The birds and showers you recognize. The thump comes when your tire hits a pothole, the clunk comes when your hubcap pops off and hits the curb, and the cha-ching follows when you visit T.J. McCann.
"Pothole season is hubcap season, and this year those holes are killing them," said McCann, the hubcap man whose "Almost New" wheels, tires and hubcaps emporium glistens with chrome on New York Avenue near the old Hecht Co. warehouse and the nightclub LOVE. Like neckties, hubcaps once served a purpose that has generally been obscured by the passage of time. Now they are an adornment and an expense. Potholes are to hubcaps as ketchup is to neckties.
The abundance of potholes after an egregiously cold and snowy winter is no surprise. More than 9,400 have been filled in Northern Virginia, where the populace has been enlisted in the fight. In Maryland, state road crews have patched 2,500 yards of potholes on numbered highways in Montgomery and Prince George's counties so far this year. A square yard of pothole patch can fill several of the smaller critters.
The District has filled more than 1,300 since launching "Potholepalooza" on Friday, providing a daily Internet update on progress.
Potholes are a hot-button political issue, right up there with snow removal. Local candidates have been known to build their campaigns around promises to fill them, so even in these fiscally challenging times, elected officials are eager to see asphalt flow.

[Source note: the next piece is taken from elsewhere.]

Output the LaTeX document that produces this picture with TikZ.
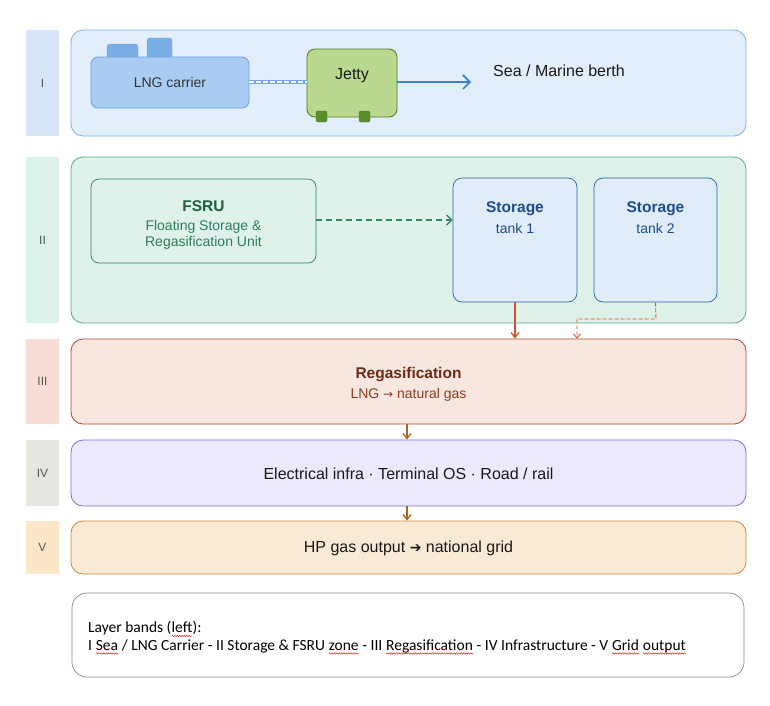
\documentclass[tikz,border=0pt]{standalone}
\usepackage{fontspec}
\setmainfont{Liberation Sans}
\newfontfamily\arrowfont{DejaVu Sans}
\newfontfamily\notefont{Carlito}
\usetikzlibrary{arrows.meta,decorations.pathmorphing}

\definecolor{SeaFill}{HTML}{E2EEF9}
\definecolor{SeaLine}{HTML}{7FB0E6}
\definecolor{SeaBand}{HTML}{D6E6F8}
\definecolor{ShipFill}{HTML}{AACCF2}
\definecolor{ShipLine}{HTML}{6AA0E0}
\definecolor{DomeFill}{HTML}{7BAEE6}
\definecolor{FlowBlue}{HTML}{3A7FD8}
\definecolor{JettyFill}{HTML}{B9D98E}
\definecolor{JettyLine}{HTML}{4A7A2A}
\definecolor{JettyFoot}{HTML}{5A8E2A}
\definecolor{ZoneFill}{HTML}{DFF2EA}
\definecolor{ZoneLine}{HTML}{52AE86}
\definecolor{ZoneBand}{HTML}{DCF1E8}
\definecolor{FsruLine}{HTML}{2E7D5A}
\definecolor{FsruText}{HTML}{1F5E42}
\definecolor{TankFill}{HTML}{E0ECF8}
\definecolor{TankLine}{HTML}{2A5EA8}
\definecolor{TankText}{HTML}{1F4C8A}
\definecolor{RegasFill}{HTML}{F8E7E0}
\definecolor{RegasLine}{HTML}{B0482C}
\definecolor{RegasBand}{HTML}{F8DDD6}
\definecolor{RegasText}{HTML}{6E2A14}
\definecolor{RegasSub}{HTML}{8E3A20}
\definecolor{FlowRed}{HTML}{D4502A}
\definecolor{FlowBrown}{HTML}{B0661A}
\definecolor{InfraFill}{HTML}{EBE9FC}
\definecolor{InfraLine}{HTML}{7A70D0}
\definecolor{InfraBand}{HTML}{E6E6E0}
\definecolor{GridFill}{HTML}{F9EAD6}
\definecolor{GridLine}{HTML}{C8883A}
\definecolor{GridBand}{HTML}{FBE6C8}
\definecolor{BandText}{HTML}{555555}
\definecolor{NoteLine}{HTML}{888888}
\definecolor{SpellRed}{HTML}{E03030}

% word with a spell-check squiggle under it
\newcommand{\spellword}[1]{\tikz[baseline=(sw.base)]{\node[inner sep=0pt, outer sep=0pt] (sw) {#1};
    \draw[SpellRed, line width=0.5pt, decorate, decoration={snake, amplitude=0.7pt, segment length=2.4pt}] ([yshift=-3pt]sw.base west) -- ([yshift=-3pt]sw.base east);}}

\begin{document}
\begin{tikzpicture}[x=1pt, y=-1pt,
    band/.style={minimum width=33pt, inner sep=0pt, text=BandText, font=\fontsize{12}{14}\selectfont},
    layer/.style={draw, rounded corners=12pt, line width=0.8pt, minimum width=675pt, inner sep=0pt},
    title/.style={font=\bfseries\fontsize{15.5}{18}\selectfont},
    sub/.style={font=\fontsize{14}{17}\selectfont},
    flowdown/.style={-{Straight Barb[length=5pt, width=8pt]}, line width=1.3pt}]
    \useasboundingbox (0,0) rectangle (770,705);

    % Layer bands on the left
    \node[band, fill=SeaBand, minimum height=106pt] (bandI) at (42.5,83) {I};
    \node[band, fill=ZoneBand, minimum height=166pt] (bandII) at (42.5,240) {II};
    \node[band, fill=RegasBand, minimum height=85pt] (bandIII) at (42.5,381.5) {III};
    \node[band, fill=InfraBand, minimum height=66pt] (bandIV) at (42.5,473) {IV};
    \node[band, fill=GridBand, minimum height=53pt] (bandV) at (42.5,547.5) {V};

    % Layer I: sea / marine berth
    \node[layer, draw=SeaLine, fill=SeaFill, minimum height=106pt] (sea) at (408.5,83) {};
    \node[draw=ShipLine, fill=DomeFill, rounded corners=3pt, minimum width=31pt, minimum height=19pt, inner sep=0pt] (domeA) at (122.5,53.5) {};
    \node[draw=ShipLine, fill=DomeFill, rounded corners=3pt, minimum width=25pt, minimum height=24pt, inner sep=0pt] (domeB) at (159.5,50) {};
    \node[draw=ShipLine, fill=ShipFill, rounded corners=7pt, line width=0.8pt, minimum width=158pt, minimum height=51pt, sub, text=black!80] (carrier) at (170,82.5) {LNG carrier};
    \node[draw=JettyLine, fill=JettyFill, rounded corners=8pt, line width=0.8pt, minimum width=90pt, minimum height=68pt, inner sep=0pt] (jetty) at (352,83) {};
    \node[font=\fontsize{16}{18}\selectfont, text=black!90] (jettytext) at (352,75.5) {Jetty};
    \node[fill=JettyFoot, draw=JettyLine, rounded corners=2pt, minimum size=11pt, inner sep=0pt] (footA) at (321.5,116.5) {};
    \node[fill=JettyFoot, draw=JettyLine, rounded corners=2pt, minimum size=11pt, inner sep=0pt] (footB) at (364.5,116.5) {};
    \node[font=\fontsize{16}{18}\selectfont, text=black!90, anchor=west, inner sep=0pt] (berth) at (493,70.5) {Sea / Marine berth};
    \coordinate (berthend) at (471,82);

    % Carrier to jetty hose and jetty to sea
    \draw[FlowBlue!70, line width=3.4pt] (carrier.east |- 0,82) -- (jetty.west |- 0,82);
    \draw[white, line width=1.1pt, dash pattern=on 5pt off 2pt] (carrier.east |- 0,82) -- (jetty.west |- 0,82);
    \draw[FlowBlue, line width=1.6pt, -{Straight Barb[length=7pt, width=14pt]}] (jetty.east |- 0,82) -- (berthend);

    % Layer II: storage & FSRU zone
    \node[layer, draw=ZoneLine, fill=ZoneFill, minimum height=166pt] (zone) at (408.5,240) {};
    \node[draw=FsruLine, fill=ZoneFill, rounded corners=8pt, line width=0.7pt, minimum width=225pt, minimum height=84pt] (fsru) at (203.5,221) {};
    \node[title, text=FsruText] (fsrutitle) at (203.5,206) {FSRU};
    \node[font=\fontsize{14}{16}\selectfont, text=FsruLine, align=center] (fsrusub) at (203.5,234.5) {Floating Storage \&\\Regasification Unit};
    \node[draw=TankLine, fill=TankFill, rounded corners=9pt, line width=0.7pt, minimum width=124pt, minimum height=124pt] (tankA) at (515,240) {};
    \node[draw=TankLine, fill=TankFill, rounded corners=9pt, line width=0.7pt, minimum width=123pt, minimum height=124pt] (tankB) at (655.5,240) {};
    \node[title, text=TankText] (tankAtitle) at (515,209) {Storage};
    \node[sub, text=TankText] (tankAsub) at (515,228) {tank 1};
    \node[title, text=TankText] (tankBtitle) at (655.5,209) {Storage};
    \node[sub, text=TankText] (tankBsub) at (655.5,228) {tank 2};

    % FSRU to storage
    \draw[FsruLine!80!ZoneLine, line width=1.4pt, dash pattern=on 6pt off 4pt, -{Straight Barb[length=5pt, width=10pt]}] (fsru.east |- 0,220) -- (tankA.west |- 0,220);

    % Layer III: regasification
    \node[layer, draw=RegasLine, fill=RegasFill, minimum height=85pt] (regas) at (408.5,381.5) {};
    \node[title, text=RegasText] (regastitle) at (408.5,374.5) {Regasification};
    \node[sub, text=RegasSub] (regassub) at (408.5,394.5) {LNG {\arrowfont\fontsize{12}{14}\selectfont →} natural gas};

    % Storage to regasification
    \coordinate (bendA) at (656,319);
    \coordinate (bendB) at (577,319);
    \draw[FlowRed, flowdown] (tankA.south) -- (regas.north -| tankA.south);
    \draw[FlowRed, line width=0.9pt, dash pattern=on 4pt off 2pt, -{Straight Barb[length=4pt, width=7pt]}] (tankB.south) -- (bendA) -- (bendB) -- (regas.north -| bendB);

    % Layer IV: infrastructure
    \node[layer, draw=InfraLine, fill=InfraFill, minimum height=66pt] (infra) at (408.5,473) {};
    \node[font=\fontsize{16}{18}\selectfont, text=black!90] (infratext) at (408.5,473.5) {Electrical infra · Terminal OS · Road / rail};

    % Layer V: grid output
    \node[layer, draw=GridLine, fill=GridFill, minimum height=53pt] (grid) at (408.5,547.5) {};
    \node[font=\fontsize{16}{18}\selectfont, text=black!90] (gridtext) at (408.5,548.5) {HP gas output {\arrowfont\fontsize{14}{16}\selectfont ➔} national grid};

    % Flow between layers
    \draw[FlowBrown, flowdown] (regas.south -| 407,0) -- (infra.north -| 407,0);
    \draw[FlowBrown, flowdown] (infra.south -| 407,0) -- (grid.north -| 407,0);

    % Note box
    \node[draw=NoteLine, fill=white, rounded corners=15pt, line width=0.7pt, minimum width=672pt, minimum height=84pt] (note) at (408,635) {};
    \node[font=\notefont\fontsize{15.5}{17.5}\selectfont, anchor=west, align=left, inner sep=0pt] (notetext) at (88,638) {Layer bands (\spellword{left}):\\I \spellword{Sea} / LNG Carrier - II Storage \& FSRU \spellword{zone} - III \spellword{Regasification} - IV Infrastructure - V \spellword{Grid} \spellword{output}};
\end{tikzpicture}
\end{document}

This apparently was not lost on a company in Miami that sells asphalt. It launched a clever marketing campaign called "The Spoken Wheel" about two old adversaries: potholes and hubcaps.
The Web site trumpets headlines like "Deceased Hubcaps Found Across Northeast." They followed up by mailing pizza-sized boxes containing battered hubcaps to newsrooms. Each one came with a coroner's toe tag attached, relating the pothole encounter that led to its "death."
Better roads could save millions of hubcaps, said a release in the box. A plea from the dead hubcap said, "My fellow hubcaps crashed and burned into a small molten pile of aluminum."
Truth be told, most hubcaps these days are plastic made to look like chrome or brushed aluminum.
They once served a purpose. The first cars rolled on converted wagon wheels. Wheel spokes connected to an inner hub that rotated around the axle. That hub had to be amply greased, and to keep the grease from escaping, the hubcap was born.
Before long, quieter, smoother rubber ruled. The steel wire-spoke wheels also required hubcaps, which grew larger and more fancy, often with the manufacturer's name stamped on them.
Wire wheels made a weird whistle, so hubcaps were expanded in size to cover and quiet them. Bigger than mere hubs, they were called wheel covers, a fancier name still favored by many a car salesman.
Hubcap collecting soon followed. McCann has an impressive collection on his fence beside the business he opened 11 years ago.
"A hubcap is going to run you $20 to $75, depending what it is," he said. "That's a lot cheaper than what you're going to pay at the dealership."
McCann is a second-generation hubcap merchant. His dad had a place at Florida Avenue and North Capitol Street.
All caps are not equal in encounters with potholes, he said.
"Some manufacturers don't make them as well as others," McCann said. "We sell a lot of Toyotas and a lot of Crown Victorias -- that police-car type vehicle."
He drops a worthwhile factoid: Factory hubcaps are held on by more vulnerable plastic clips, but after-market replacements usually have sturdy metal clips. McCann says he gets some new hubcaps from wholesalers and buys "almost new" ones from people who walk in his front door.
"A lot of times somebody will come in looking for a cap I don't have," he said. "So, I sell them a set of after-markets and they trade in the three old ones."
Kenny James, Washington native and Upper Marlboro resident, came to McCann's lot with a common and more vexing problem. His 1988 Buick had popped a hubcap on a New York Avenue pothole, but he needed a special hub-lock wrench to replace it.
"Not only did he save me," James said, pointing to McCann with his newly purchased wrench, "he trained me in how to use it. There still are some huge [potholes] out there, so I'm holding onto this."